Emissions in the United States have been flat or trending down in recent years even as they increase globally on account of rapid development in places like China and India, Barrasso said, reiterating a popular criticism of virtually every U.S. climate proposal put forward for at least the last five years. Barrasso even pulled out his BlackBerry to show a reporter a quote from Secretary of State John Kerry, who acknowledged earlier this week that even if all U.S. emissions were eliminated it would not solve the climate problem.
“Emissions continue to go up” globally, Barrasso said. “The way we jeopardize our own economic growth, our own jobs and our own national security to try to do something the president wants — that to me does not help us as a nation.”

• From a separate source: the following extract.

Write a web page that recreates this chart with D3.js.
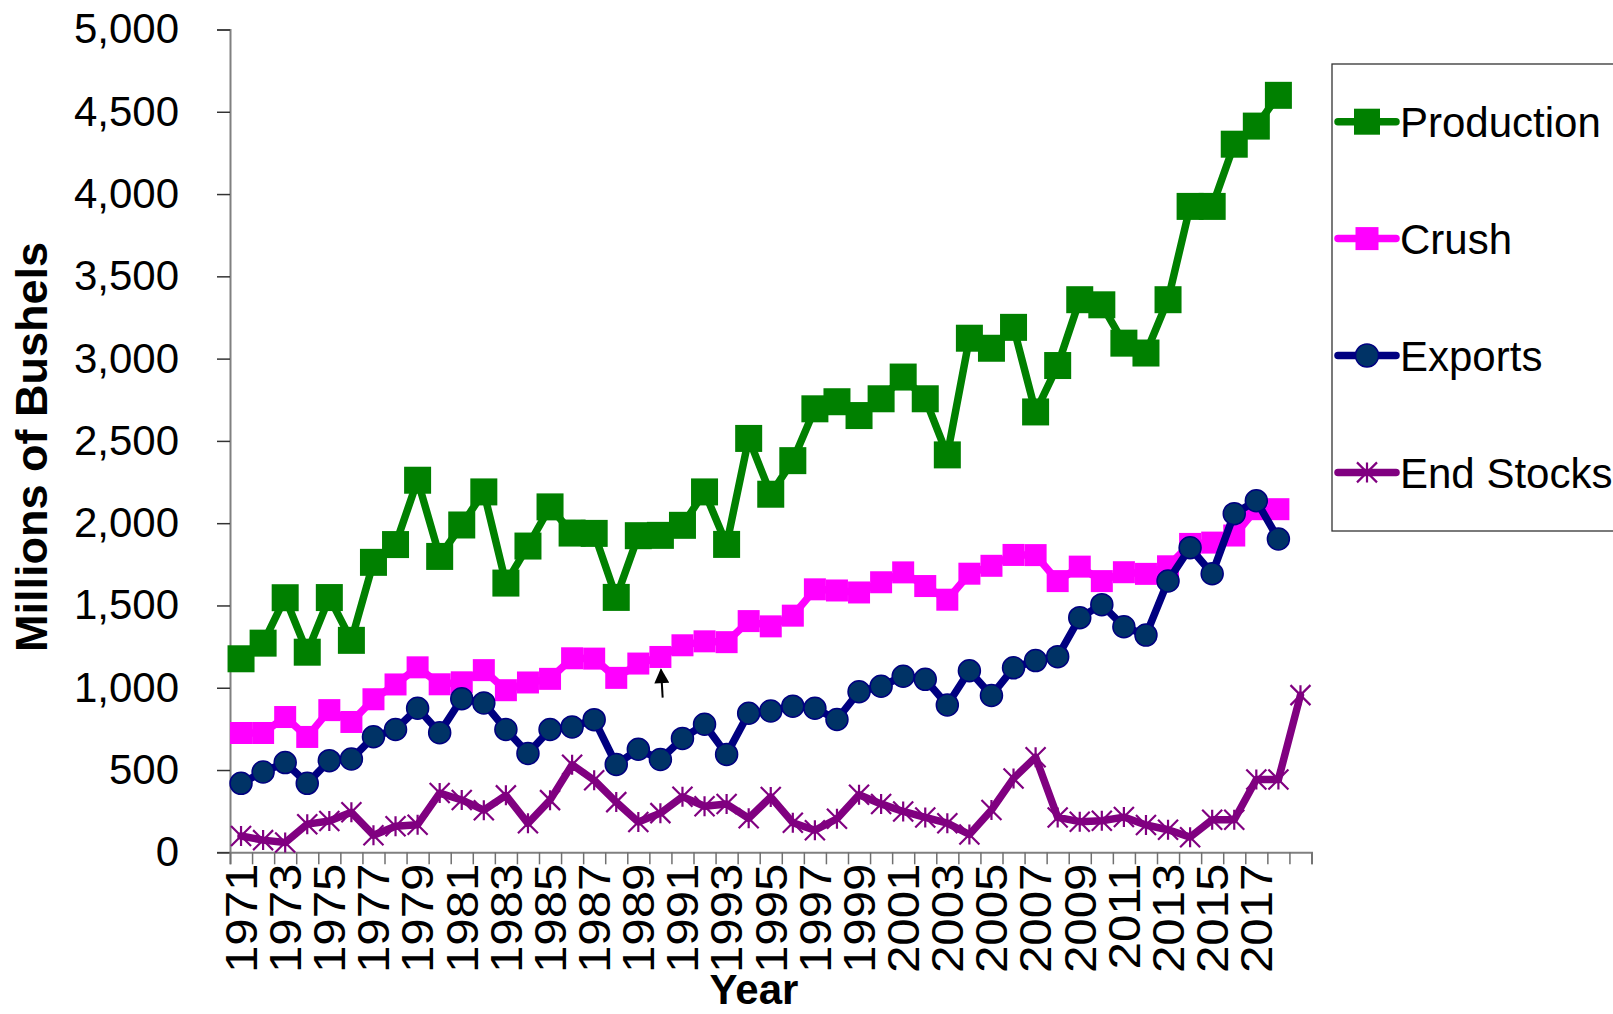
<!DOCTYPE html>
<html>
<head>
<meta charset="utf-8">
<script src="https://cdn.jsdelivr.net/npm/d3@7"></script>
<style>
  html, body { margin: 0; padding: 0; background: #fff; }
  svg { display: block; font-family: "Liberation Sans", Arial, sans-serif; }
</style>
</head>
<body>
<svg id="chart" width="1613" height="1014"></svg>
<script>
// Soybean supply and use, millions of bushels, by marketing year
const years = d3.range(1971, 2020);

const production = [1176, 1271, 1547, 1216, 1548, 1288, 1762, 1870, 2261, 1798,
  1989, 2190, 1636, 1861, 2099, 1940, 1938, 1549, 1924, 1926,
  1987, 2190, 1871, 2515, 2176, 2380, 2695, 2738, 2654, 2756,
  2888, 2756, 2415, 3124, 3063, 3190, 2676, 2958, 3358, 3327,
  3094, 3034, 3358, 3925, 3925, 4303, 4413, 4600, null];

const crush = [725, 725, 822, 701, 864, 792, 930, 1020, 1124, 1021,
  1033, 1107, 985, 1032, 1054, 1179, 1177, 1060, 1147, 1187,
  1258, 1282, 1277, 1405, 1373, 1438, 1598, 1591, 1579, 1641,
  1701, 1618, 1535, 1693, 1741, 1807, 1806, 1648, 1736, 1648,
  1702, 1692, 1738, 1874, 1882, 1925, 2085, 2085, null];

const exportsBu = [419, 488, 545, 419, 557, 567, 702, 746, 875, 727,
  933, 908, 746, 601, 746, 762, 806, 534, 626, 564,
  692, 778, 595, 845, 859, 888, 875, 807, 976, 1009,
  1070, 1051, 895, 1103, 953, 1121, 1165, 1189, 1426, 1505,
  1371, 1320, 1649, 1851, 1693, 2058, 2136, 1904, null];

const endStocks = [99, 74, 59, 171, 190, 243, 104, 158, 168, 360,
  318, 256, 346, 176, 317, 532, 438, 305, 184, 238,
  338, 280, 293, 207, 336, 180, 134, 204, 350, 294,
  248, 212, 177, 108, 257, 449, 578, 212, 186, 192,
  214, 166, 137, 92, 198, 198, 442, 442, 955];

const seriesNames = ["Production", "Crush", "Exports", "End Stocks"];
const yTicks = [0, 500, 1000, 1500, 2000, 2500, 3000, 3500, 4000, 4500, 5000];
const xTickLabels = ["1971", "1973", "1975", "1977", "1979", "1981", "1983", "1985",
  "1987", "1989", "1991", "1993", "1995", "1997", "1999", "2001", "2003", "2005",
  "2007", "2009", "2011", "2013", "2015", "2017"];

// annotation arrow: year and the value span it covers
const arrowYear = 1990;
const arrowFrom = 940, arrowTo = 1110;

const styles = [
  { color: "#008000", marker: "square", size: 27 },
  { color: "#ff00ff", marker: "square", size: 22 },
  { color: "#000080", marker: "circle", size: 22, fill: "#003366" },
  { color: "#800080", marker: "star", size: 20 }
];
const seriesData = [production, crush, exportsBu, endStocks];

const svg = d3.select("#chart");
const plotLeft = 230, plotRight = 1311.5, plotTop = 29.5, plotBottom = 852.3;

const x = d3.scaleBand().domain(years).range([plotLeft, plotRight]).padding(0);
const xc = d => x(d) + x.bandwidth() / 2;
const y = d3.scaleLinear().domain([0, 5000]).range([plotBottom, plotTop]);

// y axis
const yAxis = svg.append("g")
  .attr("transform", `translate(${plotLeft},0)`)
  .call(d3.axisLeft(y).tickValues(yTicks).tickSize(13).tickPadding(38)
    .tickFormat(d3.format(",")));
yAxis.select(".domain").attr("stroke", "#808080").attr("stroke-width", 2);
yAxis.selectAll(".tick line").attr("stroke", "#333").attr("stroke-width", 1.5);
yAxis.selectAll(".tick text").attr("font-size", 42).attr("fill", "#000")
  .attr("font-family", "Liberation Sans, Arial, sans-serif");

// x axis: boundary ticks between categories
const xb = d3.scaleLinear().domain([0, years.length]).range([plotLeft, plotRight]);
const xTickAxis = svg.append("g")
  .attr("transform", `translate(0,${plotBottom})`)
  .call(d3.axisBottom(xb).tickValues(d3.range(0, years.length + 1)).tickSize(12)
    .tickFormat(""));
xTickAxis.select(".domain").attr("stroke", "#808080").attr("stroke-width", 2);
xTickAxis.selectAll(".tick line").attr("stroke", "#707070").attr("stroke-width", 1.5);

// x axis labels, rotated (slightly stretched along the text direction)
const labelAxis = svg.append("g")
  .attr("transform", `translate(0,${plotBottom})`)
  .call(d3.axisBottom(x).tickValues(xTickLabels.map(Number)).tickSize(0).tickFormat(d3.format("d")));
labelAxis.select(".domain").remove();
labelAxis.selectAll(".tick text")
  .attr("font-size", 44).attr("fill", "#000")
  .attr("font-family", "Liberation Sans, Arial, sans-serif")
  .attr("text-anchor", "end")
  .attr("transform", "rotate(-90) scale(1.12,1)")
  .attr("x", -10).attr("y", 0).attr("dy", "0.36em");

// series
const line = d3.line()
  .defined(d => d.v != null)
  .x(d => xc(d.year))
  .y(d => y(d.v));

function drawMarker(g, st, cx, cy) {
  if (st.marker === "square") {
    g.append("rect")
      .attr("x", cx - st.size / 2).attr("y", cy - st.size / 2)
      .attr("width", st.size).attr("height", st.size)
      .attr("fill", st.color);
  } else if (st.marker === "circle") {
    g.append("circle").attr("cx", cx).attr("cy", cy).attr("r", st.size / 2)
      .attr("fill", st.fill).attr("stroke", st.color).attr("stroke-width", 1.5);
  } else {
    const h = st.size / 2;
    const p = `M${cx - h},${cy - h}L${cx + h},${cy + h}M${cx - h},${cy + h}L${cx + h},${cy - h}M${cx},${cy - h}L${cx},${cy + h}`;
    g.append("path").attr("d", p).attr("stroke", st.color).attr("stroke-width", 2.2).attr("fill", "none");
  }
}

seriesData.forEach((vals, i) => {
  const st = styles[i];
  const pts = years.map((yr, k) => ({ year: yr, v: vals[k] }));
  const g = svg.append("g").attr("class", "series");
  g.append("path").datum(pts).attr("d", line)
    .attr("fill", "none").attr("stroke", st.color).attr("stroke-width", 7.5)
    .attr("stroke-linejoin", "round").attr("stroke-linecap", "round");
  pts.filter(d => d.v != null).forEach(d => drawMarker(g, st, xc(d.year), y(d.v)));
});

// annotation arrow
const ax = xc(arrowYear);
svg.append("defs").append("marker")
  .attr("id", "arrowhead").attr("viewBox", "0 0 10 10")
  .attr("refX", 9).attr("refY", 5).attr("markerWidth", 16).attr("markerHeight", 15)
  .attr("markerUnits", "userSpaceOnUse").attr("orient", "auto")
  .append("path").attr("d", "M0,0L10,5L0,10Z").attr("fill", "#000");
svg.append("line")
  .attr("x1", ax + 2.3).attr("y1", y(arrowFrom))
  .attr("x2", ax + 0.6).attr("y2", y(arrowTo))
  .attr("stroke", "#000").attr("stroke-width", 2)
  .attr("marker-end", "url(#arrowhead)");

// axis titles
svg.append("text")
  .attr("transform", "translate(31,447) rotate(-90)")
  .attr("text-anchor", "middle").attr("dominant-baseline", "central")
  .attr("font-size", 45).attr("font-weight", "bold").text("Millions of Bushels");
svg.append("text")
  .attr("x", 754).attr("y", 1004)
  .attr("text-anchor", "middle")
  .attr("font-size", 42).attr("font-weight", "bold").text("Year");

// legend
const legend = svg.append("g");
legend.append("rect")
  .attr("x", 1332).attr("y", 64).attr("width", 320).attr("height", 467)
  .attr("fill", "#fff").attr("stroke", "#333").attr("stroke-width", 1.3);
seriesNames.forEach((name, i) => {
  const st = styles[i];
  const ly = 121.7 + i * 116.9;
  const lg = legend.append("g");
  lg.append("line").attr("x1", 1338).attr("x2", 1396).attr("y1", ly).attr("y2", ly)
    .attr("stroke", st.color).attr("stroke-width", 7.5).attr("stroke-linecap", "round");
  const legendStyle = Object.assign({}, st, { size: st.marker === "star" ? 20 : (i === 0 ? 26 : 23) });
  drawMarker(lg, legendStyle, 1367, ly);
  lg.append("text").attr("x", 1400).attr("y", ly).attr("dy", "0.36em")
    .attr("font-size", 42).attr("fill", "#000").text(name);
});
</script>
</body>
</html>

Sen. Lisa Murkowski of Alaska, the Energy and Natural Resources Committee’s top Republican, agreed that the EPA proposal would damage the economy. But Murkowski, who has acknowledged the link between greenhouse gas emissions and climate change, said Republicans should present narrower proposals to promote the trends that have spurred recent emissions reductions — such as expanded natural gas use — without imposing burdensome rules.
“I think what you are going to see are those policies that help to facilitate more certainty in the marketplace, a better taxing structure so that our businesses are encouraged, work on the R&D side so we’re building out the technologies that make sense for a clean energy future so that businesses want to do it — not because businesses are told they must or face fines and penalties,” Murkowski said in an interview this week.
As to the existence of a broader divide within the GOP on the question of climate science, Murkowski said that was beside the point.
“If you want to go down this road of, ‘OK, these are people who will deny the science, and these are people who will accept the science,’ you’re not moving forward in solving any problems,” she said.